* begin Collected data *
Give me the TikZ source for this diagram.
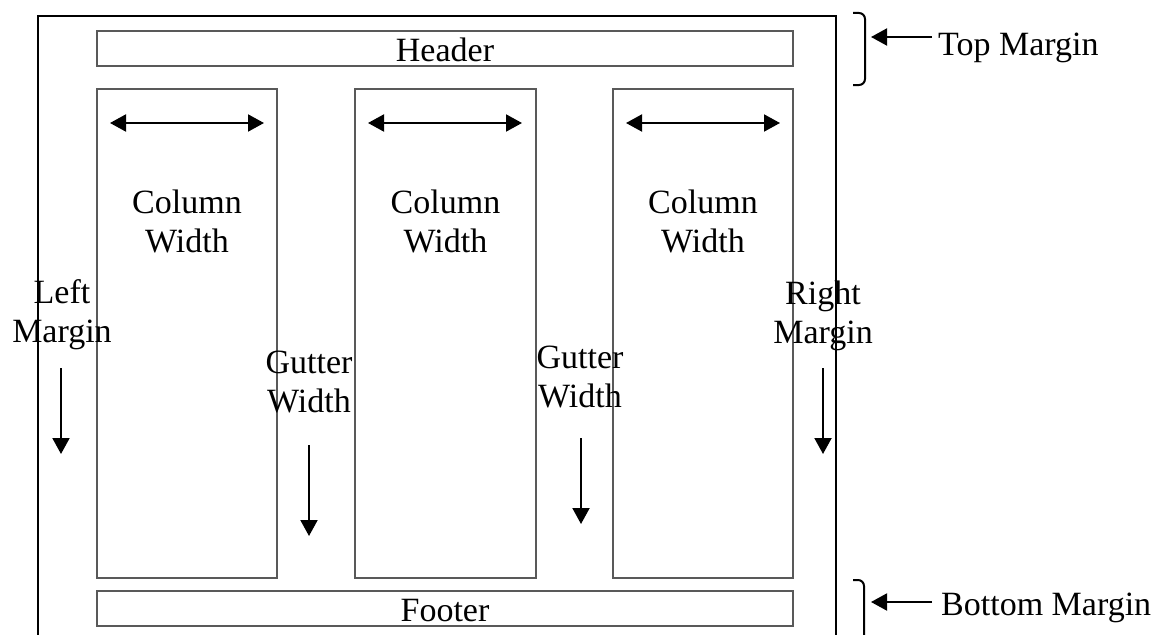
\documentclass[tikz,border=0pt]{standalone}
\usepackage{fontspec}
\setmainfont{Liberation Serif}
\usetikzlibrary{arrows.meta}
\begin{document}
\begin{tikzpicture}[x=1pt,y=-1pt,
  box/.style={draw=black!65,line width=1.3pt},
  frame/.style={draw=black,line width=2.5pt},
  arr/.style={line width=2pt,-{Triangle[length=16pt,width=17pt]}},
  darr/.style={line width=2pt,{Triangle[length=16pt,width=17pt]}-{Triangle[length=16pt,width=17pt]}},
  brace/.style={line width=2pt,rounded corners=6pt},
  lbl/.style={font=\fontsize{34}{39}\selectfont,align=center,inner sep=0pt,anchor=base}]
\useasboundingbox (0,0) rectangle (1158,634);
% page frame
\draw[frame] (38,640) -- (38,16) -- (836,16) -- (836,640);
% header, footer, columns
\node[box,minimum width=696pt,minimum height=35pt,inner sep=0pt] (header) at (445,48.5) {};
\node[box,minimum width=696pt,minimum height=35pt,inner sep=0pt] (footer) at (445,608.5) {};
\node[box,minimum width=180pt,minimum height=489pt,inner sep=0pt] (col1) at (187,333.5) {};
\node[box,minimum width=181pt,minimum height=489pt,inner sep=0pt] (col2) at (445.5,333.5) {};
\node[box,minimum width=180pt,minimum height=489pt,inner sep=0pt] (col3) at (703,333.5) {};
\node[lbl] (htext) at (445,61) {Header};
\node[lbl] (ftext) at (445,621) {Footer};
% column width arrows
\coordinate (a1l) at (110,123); \coordinate (a1r) at (264,123);
\coordinate (a2l) at (368,123); \coordinate (a2r) at (522,123);
\coordinate (a3l) at (626,123); \coordinate (a3r) at (780,123);
\draw[darr] (a1l) -- (a1r);
\draw[darr] (a2l) -- (a2r);
\draw[darr] (a3l) -- (a3r);
\node[lbl] (cw1) at (187,252) {Column\\Width};
\node[lbl] (cw2) at (445.5,252) {Column\\Width};
\node[lbl] (cw3) at (703,252) {Column\\Width};
% margins
\node[lbl] (lm) at (62,342) {Left\\Margin};
\node[lbl] (rm) at (823,343) {Right\\Margin};
\node[lbl] (g1) at (309,412) {Gutter\\Width};
\node[lbl] (g2) at (580,407) {Gutter\\Width};
\coordinate (lmA) at (61,368); \coordinate (lmB) at (61,454);
\coordinate (rmA) at (823,368); \coordinate (rmB) at (823,454);
\coordinate (g1A) at (309,445); \coordinate (g1B) at (309,536);
\coordinate (g2A) at (581,438); \coordinate (g2B) at (581,524);
\draw[arr] (lmA) -- (lmB);
\draw[arr] (rmA) -- (rmB);
\draw[arr] (g1A) -- (g1B);
\draw[arr] (g2A) -- (g2B);
% top margin brace
\draw[brace] (853,13) -- (865,13) -- (865,85) -- (853,85);
\coordinate (tmTail) at (932,37); \coordinate (tmTip) at (871,37);
\draw[arr] (tmTail) -- (tmTip);
\node[lbl,anchor=base west] (tm) at (938,56) {Top Margin};
% bottom margin brace
\draw[brace] (853,580) -- (864,580) -- (864,640);
\coordinate (bmTail) at (932,602); \coordinate (bmTip) at (871,602);
\draw[arr] (bmTail) -- (bmTip);
\node[lbl,anchor=base west] (bm) at (941,615) {Bottom Margin};
\end{tikzpicture}
\end{document}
* end Collected data *
Exercise goal:
Leaving out the pictures, repeat the data above exactly.

Answer to this exercise:
Give me the TikZ source for this diagram.
\documentclass[tikz,border=0pt]{standalone}
\usepackage{fontspec}
\setmainfont{Liberation Serif}
\usetikzlibrary{arrows.meta}
\begin{document}
\begin{tikzpicture}[x=1pt,y=-1pt,
  box/.style={draw=black!65,line width=1.3pt},
  frame/.style={draw=black,line width=2.5pt},
  arr/.style={line width=2pt,-{Triangle[length=16pt,width=17pt]}},
  darr/.style={line width=2pt,{Triangle[length=16pt,width=17pt]}-{Triangle[length=16pt,width=17pt]}},
  brace/.style={line width=2pt,rounded corners=6pt},
  lbl/.style={font=\fontsize{34}{39}\selectfont,align=center,inner sep=0pt,anchor=base}]
\useasboundingbox (0,0) rectangle (1158,634);
% page frame
\draw[frame] (38,640) -- (38,16) -- (836,16) -- (836,640);
% header, footer, columns
\node[box,minimum width=696pt,minimum height=35pt,inner sep=0pt] (header) at (445,48.5) {};
\node[box,minimum width=696pt,minimum height=35pt,inner sep=0pt] (footer) at (445,608.5) {};
\node[box,minimum width=180pt,minimum height=489pt,inner sep=0pt] (col1) at (187,333.5) {};
\node[box,minimum width=181pt,minimum height=489pt,inner sep=0pt] (col2) at (445.5,333.5) {};
\node[box,minimum width=180pt,minimum height=489pt,inner sep=0pt] (col3) at (703,333.5) {};
\node[lbl] (htext) at (445,61) {Header};
\node[lbl] (ftext) at (445,621) {Footer};
% column width arrows
\coordinate (a1l) at (110,123); \coordinate (a1r) at (264,123);
\coordinate (a2l) at (368,123); \coordinate (a2r) at (522,123);
\coordinate (a3l) at (626,123); \coordinate (a3r) at (780,123);
\draw[darr] (a1l) -- (a1r);
\draw[darr] (a2l) -- (a2r);
\draw[darr] (a3l) -- (a3r);
\node[lbl] (cw1) at (187,252) {Column\\Width};
\node[lbl] (cw2) at (445.5,252) {Column\\Width};
\node[lbl] (cw3) at (703,252) {Column\\Width};
% margins
\node[lbl] (lm) at (62,342) {Left\\Margin};
\node[lbl] (rm) at (823,343) {Right\\Margin};
\node[lbl] (g1) at (309,412) {Gutter\\Width};
\node[lbl] (g2) at (580,407) {Gutter\\Width};
\coordinate (lmA) at (61,368); \coordinate (lmB) at (61,454);
\coordinate (rmA) at (823,368); \coordinate (rmB) at (823,454);
\coordinate (g1A) at (309,445); \coordinate (g1B) at (309,536);
\coordinate (g2A) at (581,438); \coordinate (g2B) at (581,524);
\draw[arr] (lmA) -- (lmB);
\draw[arr] (rmA) -- (rmB);
\draw[arr] (g1A) -- (g1B);
\draw[arr] (g2A) -- (g2B);
% top margin brace
\draw[brace] (853,13) -- (865,13) -- (865,85) -- (853,85);
\coordinate (tmTail) at (932,37); \coordinate (tmTip) at (871,37);
\draw[arr] (tmTail) -- (tmTip);
\node[lbl,anchor=base west] (tm) at (938,56) {Top Margin};
% bottom margin brace
\draw[brace] (853,580) -- (864,580) -- (864,640);
\coordinate (bmTail) at (932,602); \coordinate (bmTip) at (871,602);
\draw[arr] (bmTail) -- (bmTip);
\node[lbl,anchor=base west] (bm) at (941,615) {Bottom Margin};
\end{tikzpicture}
\end{document}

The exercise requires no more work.